— BEGIN DATA SECTION —

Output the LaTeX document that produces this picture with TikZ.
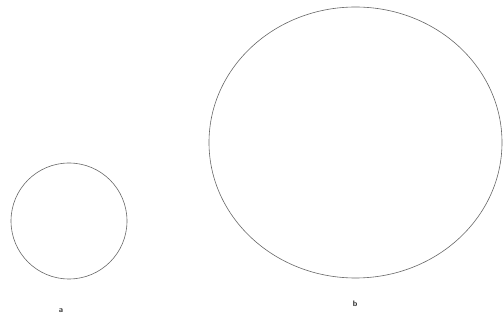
\documentclass[tikz,border=0pt]{standalone}
\usepackage{tikz}
\usetikzlibrary{shapes.geometric}

\begin{document}
\begin{tikzpicture}[x=1pt,y=-1pt,
    ring/.style={ellipse, draw=black!60, line width=0.6pt, inner sep=0pt},
    lab/.style={font=\sffamily\bfseries\footnotesize, text=black!85}]
    \useasboundingbox (0,0) rectangle (503,320);

    % small circle and large oval
    \node[ring, minimum width=116pt, minimum height=116pt] (a) at (69,221) {};
    \node[ring, minimum width=293pt, minimum height=271pt] (b) at (355.5,142.5) {};

    \node[lab] (la) at (61,311) {a};
    \node[lab] (lb) at (355,304) {b};
\end{tikzpicture}
\end{document}
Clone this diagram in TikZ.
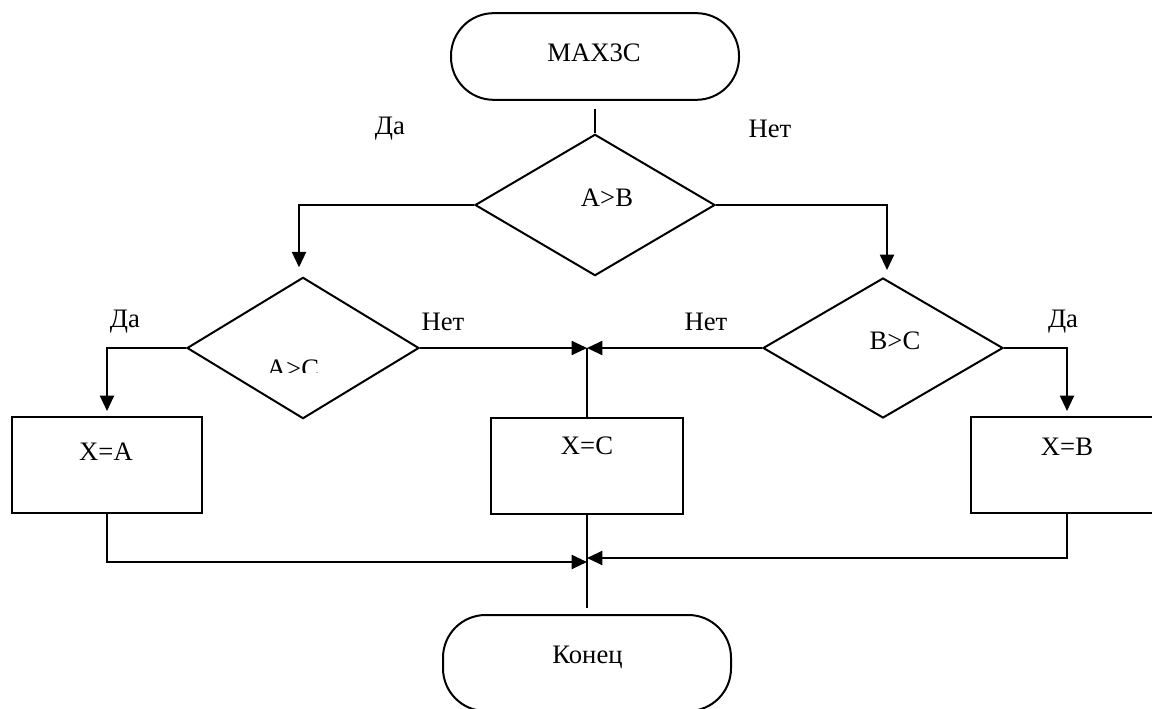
\documentclass[tikz,border=0pt]{standalone}
\usepackage{fontspec}
\setmainfont{Liberation Serif}
\usetikzlibrary{shapes.geometric,arrows.meta,calc}

\begin{document}
\begin{tikzpicture}[
  x=0.75pt, y=-0.75pt,
  line width=1.5pt,
  every node/.style={font=\fontsize{20}{24}\selectfont, inner sep=0pt},
  term/.style={draw, rectangle, rounded corners=32pt, minimum width=216pt, minimum height=65pt},
  decision/.style={draw, diamond, minimum width=180pt, minimum height=106pt},
  action/.style={draw, rectangle, minimum width=143pt, minimum height=72pt},
  arr/.style={-{Triangle[length=11.5pt,width=10.5pt]}},
  lbl/.style={font=\fontsize{20}{24}\selectfont}
]
\useasboundingbox (0,0) rectangle (1152,709);

% blocks
\node[term] (start) at (595,56.5) {};
\node at (594,53) {MAX3C};

\node[decision] (ab) at (595,205) {};
\node at (607,198) {A>B};

\node[decision, minimum width=174pt, minimum height=106pt] (ac) at (303,348) {};
\begin{scope}
  \clip (240,340) rectangle (360,372);
  \node at (293,369) {A>C};
\end{scope}

\node[decision, minimum height=105pt] (bc) at (883,348) {};
\node at (895,341) {B>C};

\node[action, minimum width=142.5pt] (xa) at (107,465) {};
\node at (106,452) {X=A};

\node[action, minimum width=144pt] (xc) at (587,466) {};
\node at (587,446) {X=C};

\node[action, minimum width=150pt] (xb) at (1071,465) {};
\node at (1067,447) {X=B};

\node[term, minimum height=72pt, rounded corners=32pt] (end) at (587,663) {};
\node at (587.5,657) {Конец};

% branch labels
\node[lbl] at (390,129) {Да};
\node[lbl] at (770,129) {Нет};
\node[lbl] at (125,322) {Да};
\node[lbl] at (443,322) {Нет};
\node[lbl] at (706,322) {Нет};
\node[lbl] at (1063,322) {Да};

% junction points
\coordinate (j1) at (587,348);
\coordinate (j2l) at (587,562);
\coordinate (j2r) at (587,558);

% connectors
\draw ($(start.south)+(0,8)$) -- (ab.north);
\draw[arr] (ab.west) -| ($(ac.north)+(-4,-9)$);
\draw[arr] (ab.east) -| ($(bc.north)+(4,-7)$);

\draw[arr] (ac.west) -| ($(xa.north)+(0,-5)$);
\draw[arr] (ac.east) -- (j1);
\draw[arr] (bc.west) -- (j1);
\draw (j1) -- (xc.north);
\draw[arr] (bc.east) -| ($(xb.north)+(-4,-5)$);

\draw[arr] (xa.south) |- (j2l);
\draw[arr] ($(xb.south)+(-4,0)$) |- (j2r);
\draw (xc.south) -- ($(end.north)+(0,-6)$);
\end{tikzpicture}
\end{document}
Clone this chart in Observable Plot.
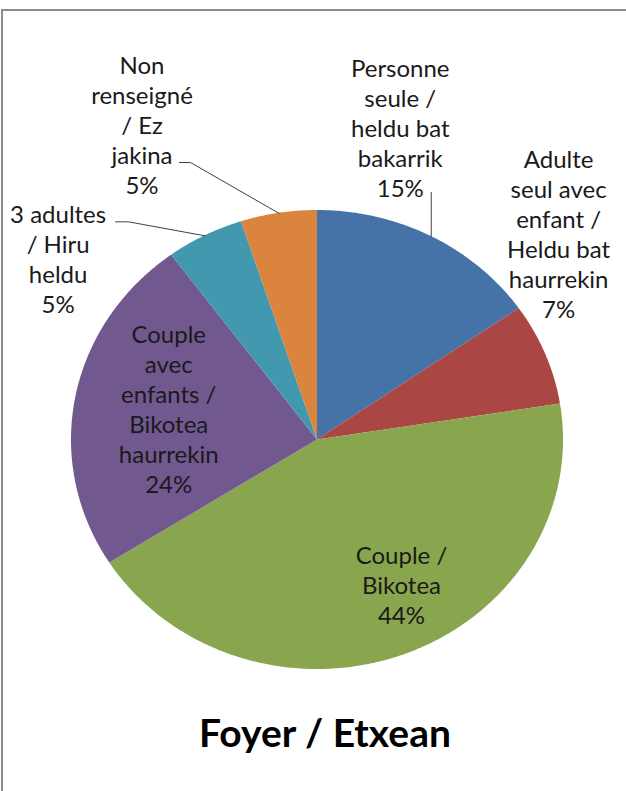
<!DOCTYPE html>
<html><head><meta charset="utf-8">
<script src="https://cdn.jsdelivr.net/npm/d3@7"></script>
<script src="https://cdn.jsdelivr.net/npm/@observablehq/plot@0.6"></script>
<style>
body{margin:0;background:#fff;width:626px;height:791px;overflow:hidden;position:relative;font-family:Lato,sans-serif}
#frame{position:absolute;left:1px;top:9px;width:640px;height:800px;border-top:2px solid #8c8c8c;border-left:2px solid #8c8c8c}
#chart{position:absolute;left:0;top:0}
#title{position:absolute;top:709px;left:0;width:650px;text-align:center;font:bold 39px Lato;color:#000}
</style></head><body>
<div id="frame"></div><div id="chart"></div><div id="title">Foyer / Etxean</div>
<script>
// ---- data ----
const categories = [
  "Personne seule / heldu bat bakarrik",
  "Adulte seul avec enfant / Heldu bat haurrekin",
  "Couple / Bikotea",
  "Couple avec enfants / Bikotea haurrekin",
  "3 adultes / Hiru heldu",
  "Non renseigné / Ez jakina"
];
const values = [15.3, 7.2, 43.5, 23.9, 5.1, 5.0];
const pctLabels = ["15%", "7%", "44%", "24%", "5%", "5%"];
const wrappedNames = [
  ["Personne", "seule /", "heldu bat", "bakarrik"],
  ["Adulte", "seul avec", "enfant /", "Heldu bat", "haurrekin"],
  ["Couple /", "Bikotea"],
  ["Couple", "avec", "enfants /", "Bikotea", "haurrekin"],
  ["3 adultes", "/ Hiru", "heldu"],
  ["Non", "renseigné", "/ Ez", "jakina"]
];
const colors = ["#4572A7", "#AA4643", "#89A54E", "#71588F", "#4198AF", "#DB843D"];

// ---- layout (pixel offsets from each slice's arc midpoint) ----
const labelOffsets = [[-31, -109], [13, -121], [-3, -70], [93, 11], [-147, 23], [-137, -89]];
const leaderOffsets = [
  [[0, 0], [0, -44]],
  null, null, null,
  [[0, 0], [-76.6, -14], [-89.6, -14]],
  [[0, 0], [-88.5, -50.8], [-99.5, -50.8]]
];
const xRange = [71, 563], yRange = [669, 210];
const kx = 2 / (xRange[1] - xRange[0]), ky = 2 / (yRange[0] - yRange[1]);

// ---- geometry from values ----
const total = d3.sum(values);
let acc = 0;
const slices = categories.map((c, i) => {
  const a0 = acc / total * 2 * Math.PI; acc += values[i];
  const a1 = acc / total * 2 * Math.PI;
  const am = (a0 + a1) / 2;
  return {key: c, i, a0, a1, mx: Math.sin(am), my: Math.cos(am)};
});
const arcPts = [];
for (const s of slices) {
  const n = Math.max(2, Math.ceil((s.a1 - s.a0) / (Math.PI / 360)));
  for (let j = 0; j <= n; j++) {
    const a = s.a0 + (s.a1 - s.a0) * j / n;
    arcPts.push({key: s.key, x: Math.sin(a), y: Math.cos(a)});
  }
}
const leaders = [];
slices.forEach((s, i) => {
  if (!leaderOffsets[i]) return;
  leaderOffsets[i].forEach(([dx, dy]) => leaders.push({key: s.key, x: s.mx + dx * kx, y: s.my - dy * ky}));
});

const marks = [
  Plot.area(arcPts, {x1: "x", y1: "y", x2: () => 0, y2: () => 0, fill: "key", z: "key", stroke: "none"}),
  Plot.line(leaders, {x: "x", y: "y", z: "key", stroke: "#404040", strokeWidth: 1})
];
slices.forEach((s, i) => {
  marks.push(Plot.text([s], {
    x: "mx", y: "my",
    text: d => [...wrappedNames[d.i], pctLabels[d.i]].join("\n"),
    dx: labelOffsets[i][0], dy: labelOffsets[i][1],
    textAnchor: "middle", lineAnchor: "middle", lineHeight: 1.25,
    fontSize: 24, fontFamily: "Lato", fill: "#1a1a1a"
  }));
});

const chart = Plot.plot({
  width: 626, height: 700,
  margin: 0,
  x: {domain: [-1, 1], range: xRange, axis: null},
  y: {domain: [-1, 1], range: yRange, axis: null},
  color: {domain: categories, range: colors},
  style: {background: "transparent", overflow: "visible"},
  marks
});
document.getElementById("chart").appendChild(chart);
</script>
</body></html>
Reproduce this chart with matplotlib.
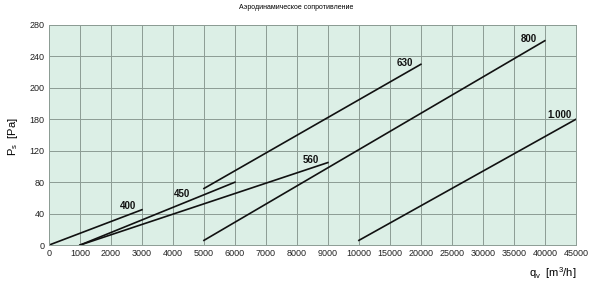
import numpy as np
import matplotlib
matplotlib.use("Agg")
import matplotlib.pyplot as plt

plt.rcParams['font.family'] = ['Liberation Sans', 'DejaVu Sans']

# x axis: ticks equally spaced, but values step 1000 up to 10000, then 5000
x_ticks = [0, 1000, 2000, 3000, 4000, 5000, 6000, 7000, 8000, 9000,
           10000, 15000, 20000, 25000, 30000, 35000, 40000, 45000]
y_ticks = [0, 40, 80, 120, 160, 200, 240, 280]
y_tick_labels = ['0', '40', '80', '120', '180', '200', '240', '280']

# curves: (label, start flow, end flow, start Ps, end Ps)
sizes = ['400', '450', '560', '630', '800', '1.000']
q_start = [0, 1000, 1000, 5000, 5000, 10000]
q_end = [3000, 6000, 9000, 20000, 40000, 45000]
p_start = [0, 0, 0, 72, 6, 6]
p_end = [45, 80, 105, 230, 260, 160]
# label centres
lab_q = [2550, 4300, 8450, 17350, 37350, 42350]
lab_p = [50, 65, 108, 232, 262, 166]

idx = np.arange(len(x_ticks))


def fwd(x):
    return np.interp(x, x_ticks, idx)


def inv(i):
    return np.interp(i, idx, x_ticks)


fig = plt.figure(figsize=(5.98, 2.84), dpi=100)
ax = fig.add_axes([0.0819, 0.137, 0.881, 0.775])
ax.set_facecolor('#dcefe6')
ax.set_xscale('function', functions=(fwd, inv))
ax.set_xlim(0, 45000)
ax.set_ylim(0, 280)
ax.set_xticks(x_ticks)
ax.set_xticklabels([str(v) for v in x_ticks])
ax.set_yticks(y_ticks)
ax.set_yticklabels(y_tick_labels)
ax.minorticks_off()
ax.grid(True, color='#8c9c94', linewidth=0.7)
ax.set_axisbelow(True)
for sp in ax.spines.values():
    sp.set_color('#8c9c94')
    sp.set_linewidth(0.7)
ax.tick_params(labelsize=6.5, length=0, pad=3, colors='#222222')

for i in range(len(sizes)):
    ax.plot([q_start[i], q_end[i]], [p_start[i], p_end[i]], color='#111111', lw=1.2)
    ax.text(lab_q[i], lab_p[i], sizes[i], fontsize=7, fontweight='bold',
            ha='center', va='center', color='#111111')

fig.text(0.495, 0.985, 'Аэродинамическое сопротивление', fontsize=5, ha='center', va='top')
fig.text(0.022, 0.52, r'P$_\mathregular{s}$  [Pa]', fontsize=8, rotation=90,
         ha='center', va='center')
fig.text(0.925, 0.04, r'q$_\mathregular{v}$  [m$^\mathregular{3}$/h]', fontsize=8,
         ha='center', va='center')

fig.savefig('out.png', dpi=100)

— END DATA SECTION —

GIVEN TASK:
Go back to the entries above and restate word for word every line from the first through the one that contains "(0,0) rectangle (503,320);", leaving the pictures behind.

FULL RESPONSE:
Output the LaTeX document that produces this picture with TikZ.
\documentclass[tikz,border=0pt]{standalone}
\usepackage{tikz}
\usetikzlibrary{shapes.geometric}

\begin{document}
\begin{tikzpicture}[x=1pt,y=-1pt,
    ring/.style={ellipse, draw=black!60, line width=0.6pt, inner sep=0pt},
    lab/.style={font=\sffamily\bfseries\footnotesize, text=black!85}]
    \useasboundingbox (0,0) rectangle (503,320);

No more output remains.